» **SUPPLIED DATA**
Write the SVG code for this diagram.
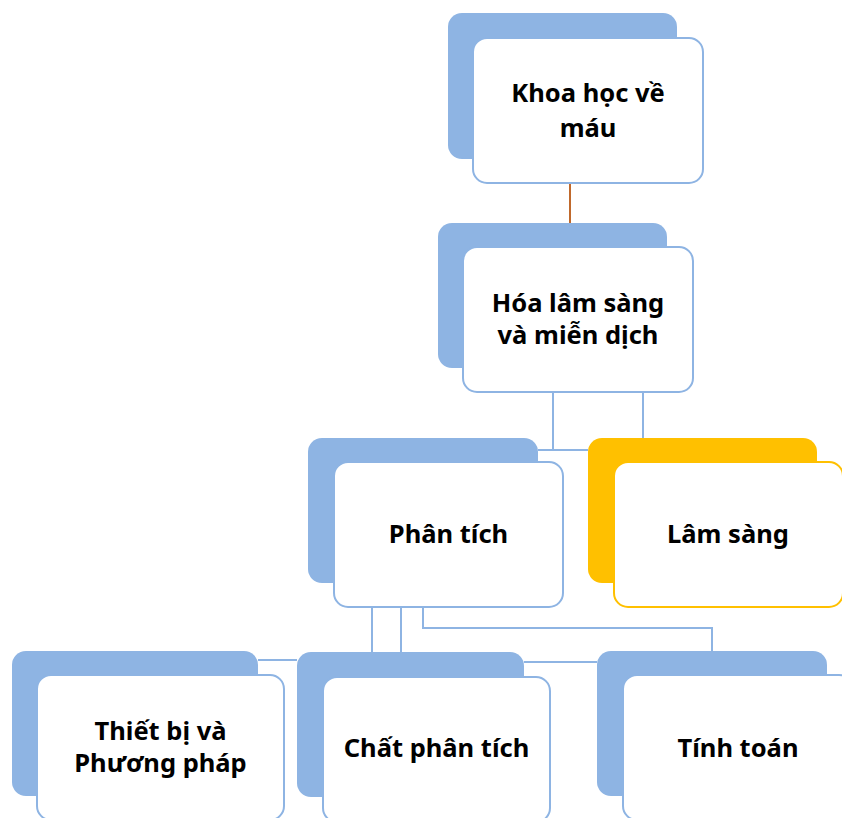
<svg xmlns="http://www.w3.org/2000/svg" width="842" height="818" viewBox="0 0 842 818">
  <style>
    .back { fill: #8EB4E3; }
    .back-y { fill: #FFC000; }
    .front { fill: #FFFFFF; stroke: #8EB4E3; stroke-width: 2; }
    .front-y { fill: #FFFFFF; stroke: #FFC000; stroke-width: 2; }
    .lbl { font-family: "Noto Sans", "Open Sans", sans-serif; font-weight: bold; font-size: 25.5px; fill: #000000; text-anchor: middle; }
    .link { fill: none; stroke: #8EB4E3; stroke-width: 2; }
    .link-top { fill: none; stroke: #C0692C; stroke-width: 2; }
  </style>
  <rect width="842" height="818" fill="#FFFFFF"/>

  <!-- connectors -->
  <g id="connectors">
    <path class="link-top" d="M570 183 V223"/>
    <path class="link" d="M553 392 V450 H538"/>
    <path class="link" d="M553 450 H588"/>
    <path class="link" d="M643 392 V438"/>
    <path class="link" d="M372 607 V652"/>
    <path class="link" d="M401 607 V652"/>
    <path class="link" d="M423 607 V628 H712 V651"/>
    <path class="link" d="M258 660 H297"/>
    <path class="link" d="M524 662 H597"/>
  </g>

  <!-- level 0 -->
  <g id="khoa-hoc-ve-mau">
    <rect class="back" x="448" y="13" width="229" height="146" rx="14"/>
    <rect class="front" x="473" y="38" width="230" height="145" rx="14"/>
    <text class="lbl" x="588" y="102">Khoa học về</text>
    <text class="lbl" x="588" y="137">máu</text>
  </g>

  <!-- level 1 -->
  <g id="hoa-lam-sang">
    <rect class="back" x="438" y="223" width="229" height="145" rx="14"/>
    <rect class="front" x="463" y="247" width="230" height="145" rx="14"/>
    <text class="lbl" x="578" y="312">Hóa lâm sàng</text>
    <text class="lbl" x="578" y="344">và miễn dịch</text>
  </g>

  <!-- level 2 -->
  <g id="phan-tich">
    <rect class="back" x="308" y="438" width="230" height="145" rx="14"/>
    <rect class="front" x="334" y="462" width="229" height="145" rx="14"/>
    <text class="lbl" x="448.5" y="543">Phân tích</text>
  </g>

  <g id="lam-sang">
    <rect class="back-y" x="588" y="438" width="229" height="145" rx="14"/>
    <rect class="front-y" x="614" y="462" width="229" height="145" rx="14"/>
    <text class="lbl" x="728" y="543">Lâm sàng</text>
  </g>

  <!-- level 3 -->
  <g id="thiet-bi">
    <rect class="back" x="12" y="651" width="246" height="145" rx="14"/>
    <rect class="front" x="37" y="675" width="247" height="145" rx="14"/>
    <text class="lbl" x="160.5" y="740">Thiết bị và</text>
    <text class="lbl" x="160.5" y="772">Phương pháp</text>
  </g>

  <g id="chat-phan-tich">
    <rect class="back" x="297" y="652" width="227" height="145" rx="14"/>
    <rect class="front" x="323" y="677" width="227" height="145" rx="14"/>
    <text class="lbl" x="436.5" y="757">Chất phân tích</text>
  </g>

  <g id="tinh-toan">
    <rect class="back" x="597" y="651" width="230" height="145" rx="14"/>
    <rect class="front" x="623" y="675" width="230" height="145" rx="14"/>
    <text class="lbl" x="738" y="757">Tính toán</text>
  </g>
</svg>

» **WHAT TO DO**
Without the pictures, repeat the listing above exactly.

» **EXERCISE ANSWER**
Write the SVG code for this diagram.
<svg xmlns="http://www.w3.org/2000/svg" width="842" height="818" viewBox="0 0 842 818">
  <style>
    .back { fill: #8EB4E3; }
    .back-y { fill: #FFC000; }
    .front { fill: #FFFFFF; stroke: #8EB4E3; stroke-width: 2; }
    .front-y { fill: #FFFFFF; stroke: #FFC000; stroke-width: 2; }
    .lbl { font-family: "Noto Sans", "Open Sans", sans-serif; font-weight: bold; font-size: 25.5px; fill: #000000; text-anchor: middle; }
    .link { fill: none; stroke: #8EB4E3; stroke-width: 2; }
    .link-top { fill: none; stroke: #C0692C; stroke-width: 2; }
  </style>
  <rect width="842" height="818" fill="#FFFFFF"/>

  <!-- connectors -->
  <g id="connectors">
    <path class="link-top" d="M570 183 V223"/>
    <path class="link" d="M553 392 V450 H538"/>
    <path class="link" d="M553 450 H588"/>
    <path class="link" d="M643 392 V438"/>
    <path class="link" d="M372 607 V652"/>
    <path class="link" d="M401 607 V652"/>
    <path class="link" d="M423 607 V628 H712 V651"/>
    <path class="link" d="M258 660 H297"/>
    <path class="link" d="M524 662 H597"/>
  </g>

  <!-- level 0 -->
  <g id="khoa-hoc-ve-mau">
    <rect class="back" x="448" y="13" width="229" height="146" rx="14"/>
    <rect class="front" x="473" y="38" width="230" height="145" rx="14"/>
    <text class="lbl" x="588" y="102">Khoa học về</text>
    <text class="lbl" x="588" y="137">máu</text>
  </g>

  <!-- level 1 -->
  <g id="hoa-lam-sang">
    <rect class="back" x="438" y="223" width="229" height="145" rx="14"/>
    <rect class="front" x="463" y="247" width="230" height="145" rx="14"/>
    <text class="lbl" x="578" y="312">Hóa lâm sàng</text>
    <text class="lbl" x="578" y="344">và miễn dịch</text>
  </g>

  <!-- level 2 -->
  <g id="phan-tich">
    <rect class="back" x="308" y="438" width="230" height="145" rx="14"/>
    <rect class="front" x="334" y="462" width="229" height="145" rx="14"/>
    <text class="lbl" x="448.5" y="543">Phân tích</text>
  </g>

  <g id="lam-sang">
    <rect class="back-y" x="588" y="438" width="229" height="145" rx="14"/>
    <rect class="front-y" x="614" y="462" width="229" height="145" rx="14"/>
    <text class="lbl" x="728" y="543">Lâm sàng</text>
  </g>

  <!-- level 3 -->
  <g id="thiet-bi">
    <rect class="back" x="12" y="651" width="246" height="145" rx="14"/>
    <rect class="front" x="37" y="675" width="247" height="145" rx="14"/>
    <text class="lbl" x="160.5" y="740">Thiết bị và</text>
    <text class="lbl" x="160.5" y="772">Phương pháp</text>
  </g>

  <g id="chat-phan-tich">
    <rect class="back" x="297" y="652" width="227" height="145" rx="14"/>
    <rect class="front" x="323" y="677" width="227" height="145" rx="14"/>
    <text class="lbl" x="436.5" y="757">Chất phân tích</text>
  </g>

  <g id="tinh-toan">
    <rect class="back" x="597" y="651" width="230" height="145" rx="14"/>
    <rect class="front" x="623" y="675" width="230" height="145" rx="14"/>
    <text class="lbl" x="738" y="757">Tính toán</text>
  </g>
</svg>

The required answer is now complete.